GIVEN INFORMATION –
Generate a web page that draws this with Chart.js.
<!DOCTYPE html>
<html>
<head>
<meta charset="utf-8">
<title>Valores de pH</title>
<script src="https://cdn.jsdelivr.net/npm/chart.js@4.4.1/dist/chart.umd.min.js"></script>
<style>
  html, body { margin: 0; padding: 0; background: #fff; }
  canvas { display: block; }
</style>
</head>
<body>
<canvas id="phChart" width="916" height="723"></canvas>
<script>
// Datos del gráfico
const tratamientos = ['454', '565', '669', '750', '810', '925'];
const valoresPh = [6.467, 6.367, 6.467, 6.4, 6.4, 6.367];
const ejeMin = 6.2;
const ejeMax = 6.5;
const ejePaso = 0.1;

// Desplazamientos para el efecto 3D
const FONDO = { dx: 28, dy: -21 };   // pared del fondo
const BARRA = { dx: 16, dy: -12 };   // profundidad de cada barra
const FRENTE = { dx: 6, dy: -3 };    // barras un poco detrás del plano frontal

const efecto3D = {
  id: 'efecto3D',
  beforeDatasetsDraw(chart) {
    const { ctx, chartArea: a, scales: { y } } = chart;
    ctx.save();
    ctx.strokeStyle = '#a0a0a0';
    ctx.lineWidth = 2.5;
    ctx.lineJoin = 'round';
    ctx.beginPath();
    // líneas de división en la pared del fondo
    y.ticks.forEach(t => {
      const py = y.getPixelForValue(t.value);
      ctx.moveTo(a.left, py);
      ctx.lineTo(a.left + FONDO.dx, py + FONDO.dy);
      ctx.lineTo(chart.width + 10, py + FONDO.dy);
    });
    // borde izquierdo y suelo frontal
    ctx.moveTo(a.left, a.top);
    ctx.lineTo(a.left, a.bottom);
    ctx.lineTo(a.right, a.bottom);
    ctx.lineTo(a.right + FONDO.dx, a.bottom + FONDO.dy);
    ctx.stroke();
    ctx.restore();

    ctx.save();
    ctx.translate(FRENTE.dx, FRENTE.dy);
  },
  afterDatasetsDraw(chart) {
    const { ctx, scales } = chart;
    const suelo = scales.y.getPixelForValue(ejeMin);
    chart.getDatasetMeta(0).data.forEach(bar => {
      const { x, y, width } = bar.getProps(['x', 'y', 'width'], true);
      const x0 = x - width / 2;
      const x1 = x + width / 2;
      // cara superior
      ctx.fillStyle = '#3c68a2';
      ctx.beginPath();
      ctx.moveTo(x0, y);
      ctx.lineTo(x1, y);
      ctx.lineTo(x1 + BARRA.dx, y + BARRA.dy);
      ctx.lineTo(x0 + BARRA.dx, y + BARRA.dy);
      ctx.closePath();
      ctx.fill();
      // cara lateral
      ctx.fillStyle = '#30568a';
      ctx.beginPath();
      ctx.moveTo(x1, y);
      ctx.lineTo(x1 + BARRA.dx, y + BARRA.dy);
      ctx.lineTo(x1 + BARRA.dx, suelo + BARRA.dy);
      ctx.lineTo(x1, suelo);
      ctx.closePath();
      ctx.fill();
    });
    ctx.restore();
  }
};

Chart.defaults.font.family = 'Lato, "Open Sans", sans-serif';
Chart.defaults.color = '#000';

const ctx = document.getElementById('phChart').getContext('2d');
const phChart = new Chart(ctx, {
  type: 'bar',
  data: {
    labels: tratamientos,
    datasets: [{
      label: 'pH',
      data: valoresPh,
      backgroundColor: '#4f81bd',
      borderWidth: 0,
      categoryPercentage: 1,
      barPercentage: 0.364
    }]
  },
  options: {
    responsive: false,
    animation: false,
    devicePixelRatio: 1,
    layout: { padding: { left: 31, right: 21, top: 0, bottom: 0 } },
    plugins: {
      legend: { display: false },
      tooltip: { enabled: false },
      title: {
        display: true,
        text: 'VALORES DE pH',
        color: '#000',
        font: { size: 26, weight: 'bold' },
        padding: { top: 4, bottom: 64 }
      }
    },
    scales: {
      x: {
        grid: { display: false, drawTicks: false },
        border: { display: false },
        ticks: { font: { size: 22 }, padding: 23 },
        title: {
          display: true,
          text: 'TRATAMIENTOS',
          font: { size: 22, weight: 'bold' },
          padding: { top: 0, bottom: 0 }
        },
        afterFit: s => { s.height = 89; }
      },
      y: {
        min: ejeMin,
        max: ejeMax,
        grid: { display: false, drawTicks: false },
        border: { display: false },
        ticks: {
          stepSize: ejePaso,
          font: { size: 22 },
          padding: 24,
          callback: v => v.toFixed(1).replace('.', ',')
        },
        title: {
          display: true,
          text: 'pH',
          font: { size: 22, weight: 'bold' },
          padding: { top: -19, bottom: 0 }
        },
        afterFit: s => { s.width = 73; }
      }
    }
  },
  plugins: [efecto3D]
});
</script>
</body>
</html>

STATED TASK – Return exactly the opening lines of the listing above, ending with the line that has "const ejePaso = 0.1;".

EXERCISE OUTPUT –
Generate a web page that draws this with Chart.js.
<!DOCTYPE html>
<html>
<head>
<meta charset="utf-8">
<title>Valores de pH</title>
<script src="https://cdn.jsdelivr.net/npm/chart.js@4.4.1/dist/chart.umd.min.js"></script>
<style>
  html, body { margin: 0; padding: 0; background: #fff; }
  canvas { display: block; }
</style>
</head>
<body>
<canvas id="phChart" width="916" height="723"></canvas>
<script>
// Datos del gráfico
const tratamientos = ['454', '565', '669', '750', '810', '925'];
const valoresPh = [6.467, 6.367, 6.467, 6.4, 6.4, 6.367];
const ejeMin = 6.2;
const ejeMax = 6.5;
const ejePaso = 0.1;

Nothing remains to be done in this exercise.